Temporal Relation between Macular Ganglion Cell-Inner Plexiform Layer Loss and Peripapillary Retinal Nerve Fiber Layer Loss in Glaucoma.

PURPOSE: To investigate the temporal relationship between inferior macular ganglion cell-inner plexiform layer (mGCIPL) loss and corresponding peripapillary retinal nerve fiber layer (pRNFL) defect on the optical coherence tomography (OCT) deviation map in glaucoma. DESIGN: Retrospective, observational study. PARTICIPANTS: A total of 151 patients with early-stage glaucoma (visual field [VF] mean deviation between -1.5 and -5.5 decibels [dB]). METHODS: Spectral-domain OCT mGCIPL and pRNFL deviation maps were obtained for the baseline (from January 2012 to August 2012) and again for the follow-up (from January 2015 to August 2015). An integrated deviation map thereafter was merged by vascular landmark-guided superimposition of mGCIPL and pRNFL deviation maps onto RNFL imagery. On the basis of an earlier schematic model, the inferotemporal peripapillary area was divided into (1) the macular vulnerability zone (MVZ) and (2) the inferoinferior portion. MAIN OUTCOME MEASURES: Temporal sequence of inferior mGCIPL loss and corresponding pRNFL (i.e., pRNFL in MVZ) defect on integrated deviation map. RESULTS: At baseline, 99 (65.6%) of the 151 eyes showed inferior mGCIPL loss. In addition, 112 eyes (74.2%) and 5 eyes (3.3%) showed inferoinferior pRNFL defect and pRNFL defect in the MVZ, respectively. At the 3-year follow-up, 112 (74.2%) of the eyes showed inferior mGCIPL loss, whereas 123 eyes (81.5%) and 25 eyes (16.6%) showed inferoinferior pRNFL defect and pRNFL defect in the MVZ, respectively. Ninety-four eyes initially showed inferior mGCIPL loss without pRNFL defect in the MVZ; among them, 19 (20.2%) subsequently showed defect during the 3-year follow-up interval. Meanwhile, among the 52 eyes without preexisting inferior mGCIPL loss, only 1 (1.9%; P < 0.001) developed a pRNFL defect in the MVZ during the 3-year follow-up interval.

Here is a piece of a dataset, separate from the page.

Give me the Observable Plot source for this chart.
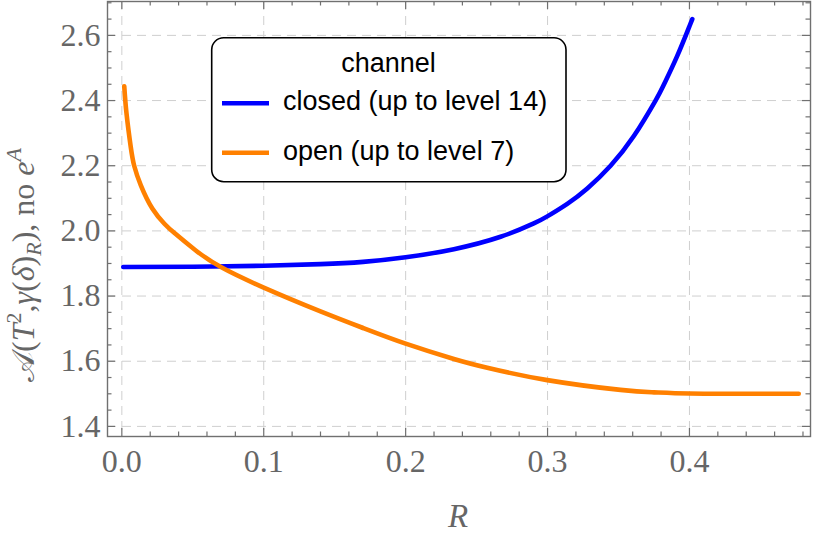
<!DOCTYPE html>
<html><head><meta charset="utf-8">
<script src="https://cdn.jsdelivr.net/npm/d3@7"></script>
<script src="https://cdn.jsdelivr.net/npm/@observablehq/plot@0.6"></script>
<style>body{margin:0;background:#fff}</style>
</head><body><div id="chart"></div>
<script>
const seriesNames = ["closed (up to level 14)", "open (up to level 7)"];
const seriesColors = ["#0000ff", "#ff8000"];
const closedR = [0.001, 0.05, 0.1, 0.14, 0.17, 0.2, 0.234, 0.2669, 0.2903, 0.2998, 0.3139, 0.328, 0.3444, 0.3608, 0.3761, 0.382, 0.3914, 0.40, 0.402];
const closedV = [1.889, 1.890, 1.893, 1.898, 1.905, 1.919, 1.944, 1.982, 2.023, 2.0445, 2.083, 2.130, 2.20, 2.291, 2.40, 2.449, 2.537, 2.628, 2.65];
const openR = [0.0017, 0.0033, 0.0063, 0.0087, 0.0134, 0.0216, 0.03, 0.0369, 0.0521, 0.0698, 0.1, 0.14, 0.17, 0.2, 0.234, 0.2575, 0.2998, 0.3514, 0.375, 0.40, 0.44, 0.477];
const openV = [2.444, 2.36, 2.257, 2.20, 2.14, 2.068, 2.022, 1.994, 1.940, 1.889, 1.826, 1.753, 1.702, 1.654, 1.607, 1.580, 1.542, 1.512, 1.5045, 1.5008, 1.500, 1.500];
const xTicks = [0, 0.1, 0.2, 0.3, 0.4];
const yTicks = [1.4, 1.6, 1.8, 2.0, 2.2, 2.4, 2.6];
const xMinor = [0.02,0.04,0.06,0.08,0.12,0.14,0.16,0.18,0.22,0.24,0.26,0.28,0.32,0.34,0.36,0.38,0.42,0.44,0.46,0.48];
const yMinor = [1.45,1.5,1.55,1.65,1.7,1.75,1.85,1.9,1.95,2.05,2.1,2.15,2.25,2.3,2.35,2.45,2.5,2.55,2.65,2.7];
const xLabel = "R";
const legendTitle = "channel";

const xDom = [-0.0101, 0.4853];
const yDom = [1.369, 2.704];

const data = [
  ...closedR.map((r, i) => ({R: r, v: closedV[i], channel: seriesNames[0]})),
  ...openR.map((r, i) => ({R: r, v: openV[i], channel: seriesNames[1]}))
];

const frameColor = "#707070";
const gridStyle = {stroke: "#cfcfcf", strokeWidth: 1, strokeDasharray: "9,6"};

function xTickMarks(vals, len) {
  return [
    Plot.ruleX(vals, {x: d => d, y1: yDom[0], y2: yDom[0], insetBottom: len, stroke: frameColor, strokeWidth: 1.2}),
    Plot.ruleX(vals, {x: d => d, y1: yDom[1], y2: yDom[1], insetTop: len, stroke: frameColor, strokeWidth: 1.2})
  ];
}
function yTickMarks(vals, len) {
  return [
    Plot.ruleY(vals, {y: d => d, x1: xDom[0], x2: xDom[0], insetLeft: len, stroke: frameColor, strokeWidth: 1.2}),
    Plot.ruleY(vals, {y: d => d, x1: xDom[1], x2: xDom[1], insetRight: len, stroke: frameColor, strokeWidth: 1.2})
  ];
}

const chart = Plot.plot({
  width: 814, height: 538,
  marginLeft: 107, marginRight: 4, marginTop: 1, marginBottom: 102,
  style: {fontFamily: "'Liberation Serif', serif", background: "white"},
  x: {domain: xDom},
  y: {domain: yDom},
  color: {domain: seriesNames, range: seriesColors},
  marks: [
    Plot.ruleX(xTicks, {x: d => d, ...gridStyle}),
    Plot.ruleY(yTicks, {y: d => d, ...gridStyle}),
    Plot.line(data, {x: "R", y: "v", z: "channel", stroke: "channel", strokeWidth: 4.6, curve: "natural"}),
    ...xTickMarks(xTicks, 8), ...xTickMarks(xMinor, 4.5),
    ...yTickMarks(yTicks, 8), ...yTickMarks(yMinor, 4.5),
    Plot.frame({stroke: frameColor, strokeWidth: 1.4}),
    Plot.axisX({ticks: xTicks, tickSize: 0, tickPadding: 13, tickFormat: d3.format(".1f"), fontSize: 32, fill: "#666", label: null}),
    Plot.axisY({ticks: yTicks, tickSize: 0, tickPadding: 7, tickFormat: d3.format(".1f"), fontSize: 32, fill: "#666", label: null})
  ]
});
document.getElementById("chart").appendChild(chart);

const svg = d3.select(chart);
// x label
svg.append("text").attr("x", 458).attr("y", 527).attr("text-anchor", "middle")
  .attr("font-family", "'Liberation Serif', serif").attr("font-style", "italic")
  .attr("font-size", 33).attr("fill", "#666").text(xLabel);

// y label
const yl = svg.append("text").attr("transform", "translate(34,265) rotate(-90)")
  .attr("text-anchor", "middle").attr("font-family", "'Liberation Serif', serif")
  .attr("font-size", 32).attr("fill", "#666");
yl.append("tspan").text("𝒜(");
yl.append("tspan").attr("font-style", "italic").text("T");
yl.append("tspan").attr("font-size", 22).attr("dy", -13).text("2");
yl.append("tspan").attr("dy", 13).text(",");
yl.append("tspan").attr("font-style", "italic").text("γ");
yl.append("tspan").text("(");
yl.append("tspan").attr("font-style", "italic").text("δ");
yl.append("tspan").text(")");
yl.append("tspan").attr("font-size", 22).attr("font-style", "italic").attr("dy", 7).text("R");
yl.append("tspan").attr("dy", -7).text("), no ");
yl.append("tspan").attr("font-style", "italic").text("e");
yl.append("tspan").attr("font-size", 22).attr("font-style", "italic").attr("dy", -13).text("A");

// legend
const lg = svg.append("g").attr("font-family", "'Liberation Sans', Arial, sans-serif").attr("font-size", 27);
lg.append("rect").attr("x", 211.7).attr("y", 37.7).attr("width", 354.3).attr("height", 144)
  .attr("rx", 12).attr("fill", "white").attr("stroke", "black").attr("stroke-width", 1.6);
lg.append("text").attr("x", 388.5).attr("y", 72).attr("text-anchor", "middle").attr("fill", "black").text(legendTitle);
seriesNames.forEach((name, i) => {
  const yy = 103.3 + i * 49.4;
  lg.append("line").attr("x1", 222).attr("x2", 269).attr("y1", yy).attr("y2", yy)
    .attr("stroke", seriesColors[i]).attr("stroke-width", 4.6);
  lg.append("text").attr("x", 283).attr("y", yy + 7).attr("text-anchor", "start").attr("fill", "black").text(name);
});
</script>
</body></html>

CONCLUSIONS: In eyes with early glaucoma, mGCIPL change is frequently detected before corresponding pRNFL change. This could be the result of a superior sensitivity of mGCIPL deviation map that allows detection of an abnormality in the mGCIPL thickness earlier. In this light, OCT pRNFL analysis alone likely would overlook macular damage. Macular OCT imaging should be included in the imaging algorithm for the serial observation of patients with glaucoma.